Set exercise = Work out the number of lines in the listing that include the string "chart". Reply with that number alone.

Data for this exercise =
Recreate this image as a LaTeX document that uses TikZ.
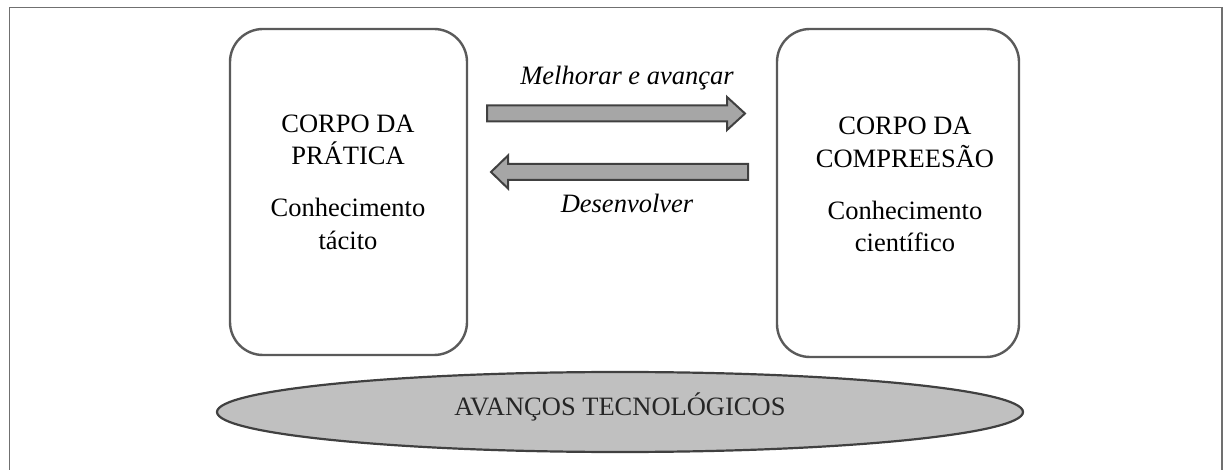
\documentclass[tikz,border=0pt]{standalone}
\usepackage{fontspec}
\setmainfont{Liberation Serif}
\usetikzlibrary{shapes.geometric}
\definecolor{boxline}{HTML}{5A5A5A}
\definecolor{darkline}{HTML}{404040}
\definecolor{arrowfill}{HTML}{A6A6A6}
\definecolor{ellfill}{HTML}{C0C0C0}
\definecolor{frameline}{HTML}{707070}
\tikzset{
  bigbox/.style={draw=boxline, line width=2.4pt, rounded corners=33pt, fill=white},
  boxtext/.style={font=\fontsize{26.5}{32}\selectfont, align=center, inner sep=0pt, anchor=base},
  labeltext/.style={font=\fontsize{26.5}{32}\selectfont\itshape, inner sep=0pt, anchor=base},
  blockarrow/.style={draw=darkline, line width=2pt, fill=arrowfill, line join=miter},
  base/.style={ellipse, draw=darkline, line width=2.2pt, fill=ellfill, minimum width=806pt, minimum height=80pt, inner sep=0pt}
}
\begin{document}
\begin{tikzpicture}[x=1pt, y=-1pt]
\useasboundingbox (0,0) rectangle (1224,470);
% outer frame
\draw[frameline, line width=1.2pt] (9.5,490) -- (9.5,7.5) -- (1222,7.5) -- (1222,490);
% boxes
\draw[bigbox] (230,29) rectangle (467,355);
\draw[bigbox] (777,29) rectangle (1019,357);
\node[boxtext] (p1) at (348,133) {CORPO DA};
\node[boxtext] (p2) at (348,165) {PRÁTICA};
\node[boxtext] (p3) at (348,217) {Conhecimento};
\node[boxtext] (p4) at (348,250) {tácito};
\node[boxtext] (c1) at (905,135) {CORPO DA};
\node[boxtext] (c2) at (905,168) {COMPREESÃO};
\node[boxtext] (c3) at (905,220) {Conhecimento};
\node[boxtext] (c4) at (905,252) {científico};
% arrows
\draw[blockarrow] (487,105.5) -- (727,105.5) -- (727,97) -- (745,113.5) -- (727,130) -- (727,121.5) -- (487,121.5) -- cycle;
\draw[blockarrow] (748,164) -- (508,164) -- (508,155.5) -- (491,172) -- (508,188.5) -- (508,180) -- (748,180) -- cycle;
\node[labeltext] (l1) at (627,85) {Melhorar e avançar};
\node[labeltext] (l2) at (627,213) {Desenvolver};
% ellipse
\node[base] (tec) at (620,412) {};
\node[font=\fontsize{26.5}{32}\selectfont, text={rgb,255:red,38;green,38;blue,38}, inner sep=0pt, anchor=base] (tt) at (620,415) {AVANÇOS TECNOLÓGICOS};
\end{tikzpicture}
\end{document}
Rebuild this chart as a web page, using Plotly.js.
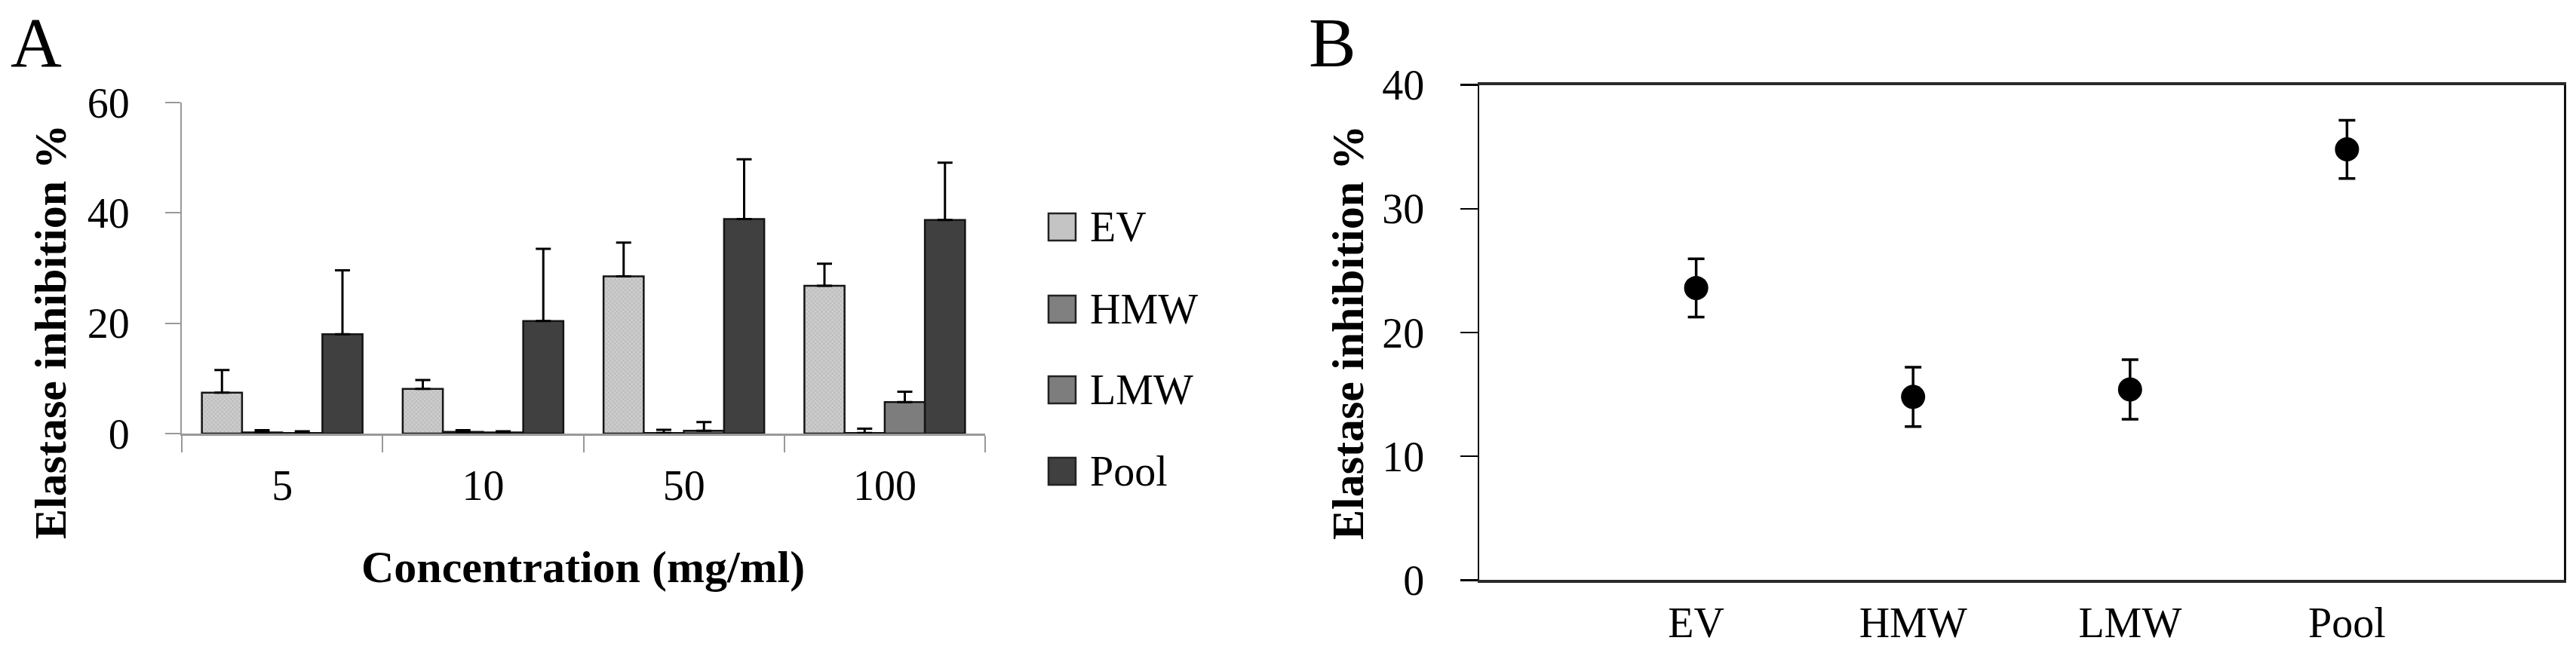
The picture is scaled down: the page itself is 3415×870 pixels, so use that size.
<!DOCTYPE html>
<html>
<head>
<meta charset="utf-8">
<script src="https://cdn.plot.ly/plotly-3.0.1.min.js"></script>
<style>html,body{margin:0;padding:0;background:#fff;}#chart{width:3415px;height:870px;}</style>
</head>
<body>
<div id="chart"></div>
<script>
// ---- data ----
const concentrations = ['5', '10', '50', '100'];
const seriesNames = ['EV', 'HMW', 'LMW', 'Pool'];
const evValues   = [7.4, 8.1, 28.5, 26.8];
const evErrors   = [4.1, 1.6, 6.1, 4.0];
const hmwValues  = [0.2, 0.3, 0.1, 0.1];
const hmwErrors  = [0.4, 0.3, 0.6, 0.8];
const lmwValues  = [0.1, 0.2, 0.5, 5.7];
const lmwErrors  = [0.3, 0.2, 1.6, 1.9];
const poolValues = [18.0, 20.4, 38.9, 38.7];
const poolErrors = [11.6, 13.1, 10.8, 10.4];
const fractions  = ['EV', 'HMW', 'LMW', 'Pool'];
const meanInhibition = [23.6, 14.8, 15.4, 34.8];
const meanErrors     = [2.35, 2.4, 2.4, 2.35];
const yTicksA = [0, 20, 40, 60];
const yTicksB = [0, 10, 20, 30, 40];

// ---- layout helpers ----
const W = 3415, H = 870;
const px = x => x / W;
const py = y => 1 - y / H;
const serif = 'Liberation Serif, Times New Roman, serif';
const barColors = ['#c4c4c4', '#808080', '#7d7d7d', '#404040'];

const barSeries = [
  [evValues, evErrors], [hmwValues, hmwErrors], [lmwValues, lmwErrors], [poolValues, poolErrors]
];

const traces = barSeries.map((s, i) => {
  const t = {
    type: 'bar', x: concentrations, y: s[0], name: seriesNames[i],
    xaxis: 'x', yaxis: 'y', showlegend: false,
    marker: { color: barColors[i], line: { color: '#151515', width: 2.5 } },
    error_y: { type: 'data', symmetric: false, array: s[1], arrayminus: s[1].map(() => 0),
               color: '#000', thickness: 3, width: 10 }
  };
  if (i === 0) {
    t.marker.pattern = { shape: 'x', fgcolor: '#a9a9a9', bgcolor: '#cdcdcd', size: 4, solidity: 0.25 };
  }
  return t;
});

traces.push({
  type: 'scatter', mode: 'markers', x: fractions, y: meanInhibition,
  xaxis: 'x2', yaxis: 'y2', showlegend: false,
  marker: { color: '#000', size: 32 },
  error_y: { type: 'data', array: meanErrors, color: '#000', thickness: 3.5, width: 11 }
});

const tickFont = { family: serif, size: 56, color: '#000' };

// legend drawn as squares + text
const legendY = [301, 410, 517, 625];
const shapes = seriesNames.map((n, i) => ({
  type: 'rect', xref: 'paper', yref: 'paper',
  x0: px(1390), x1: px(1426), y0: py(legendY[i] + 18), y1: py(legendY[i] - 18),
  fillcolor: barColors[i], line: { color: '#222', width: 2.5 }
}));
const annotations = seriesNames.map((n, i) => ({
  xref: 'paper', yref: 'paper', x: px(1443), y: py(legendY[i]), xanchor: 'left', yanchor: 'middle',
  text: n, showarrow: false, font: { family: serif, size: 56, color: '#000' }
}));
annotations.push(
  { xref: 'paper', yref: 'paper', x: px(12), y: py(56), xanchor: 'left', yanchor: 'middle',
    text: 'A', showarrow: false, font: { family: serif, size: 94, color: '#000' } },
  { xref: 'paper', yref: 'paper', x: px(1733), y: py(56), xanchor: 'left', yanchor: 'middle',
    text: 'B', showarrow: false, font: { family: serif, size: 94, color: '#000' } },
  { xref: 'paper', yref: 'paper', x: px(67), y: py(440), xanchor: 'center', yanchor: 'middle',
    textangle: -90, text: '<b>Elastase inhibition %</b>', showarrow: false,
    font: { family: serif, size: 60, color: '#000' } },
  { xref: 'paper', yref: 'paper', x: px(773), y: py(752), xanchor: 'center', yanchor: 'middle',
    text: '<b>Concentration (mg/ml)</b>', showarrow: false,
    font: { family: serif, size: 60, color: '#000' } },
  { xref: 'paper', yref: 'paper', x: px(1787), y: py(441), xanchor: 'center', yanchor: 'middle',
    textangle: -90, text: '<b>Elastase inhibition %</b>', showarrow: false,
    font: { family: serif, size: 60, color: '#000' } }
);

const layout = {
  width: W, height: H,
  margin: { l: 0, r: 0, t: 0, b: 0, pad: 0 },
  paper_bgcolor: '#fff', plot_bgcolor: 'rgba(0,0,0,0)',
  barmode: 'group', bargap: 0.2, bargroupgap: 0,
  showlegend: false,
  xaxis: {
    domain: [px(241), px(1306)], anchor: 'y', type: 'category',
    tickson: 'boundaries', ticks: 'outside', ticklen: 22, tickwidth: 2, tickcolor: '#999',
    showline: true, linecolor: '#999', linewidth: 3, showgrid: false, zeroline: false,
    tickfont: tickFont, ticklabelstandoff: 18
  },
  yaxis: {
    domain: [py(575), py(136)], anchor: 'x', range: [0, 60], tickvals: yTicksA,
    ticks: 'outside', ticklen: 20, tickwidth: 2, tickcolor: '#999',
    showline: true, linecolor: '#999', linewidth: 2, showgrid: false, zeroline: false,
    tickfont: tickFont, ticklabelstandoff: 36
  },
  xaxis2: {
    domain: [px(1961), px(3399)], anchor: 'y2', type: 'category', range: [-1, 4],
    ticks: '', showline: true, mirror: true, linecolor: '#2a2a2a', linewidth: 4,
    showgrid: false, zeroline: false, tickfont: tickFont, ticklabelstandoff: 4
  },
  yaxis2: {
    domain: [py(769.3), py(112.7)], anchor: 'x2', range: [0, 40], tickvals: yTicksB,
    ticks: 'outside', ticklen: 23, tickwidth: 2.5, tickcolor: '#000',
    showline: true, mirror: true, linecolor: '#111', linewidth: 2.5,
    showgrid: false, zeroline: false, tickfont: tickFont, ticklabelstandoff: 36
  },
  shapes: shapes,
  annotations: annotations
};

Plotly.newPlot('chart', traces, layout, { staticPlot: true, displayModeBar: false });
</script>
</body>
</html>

Answer = 4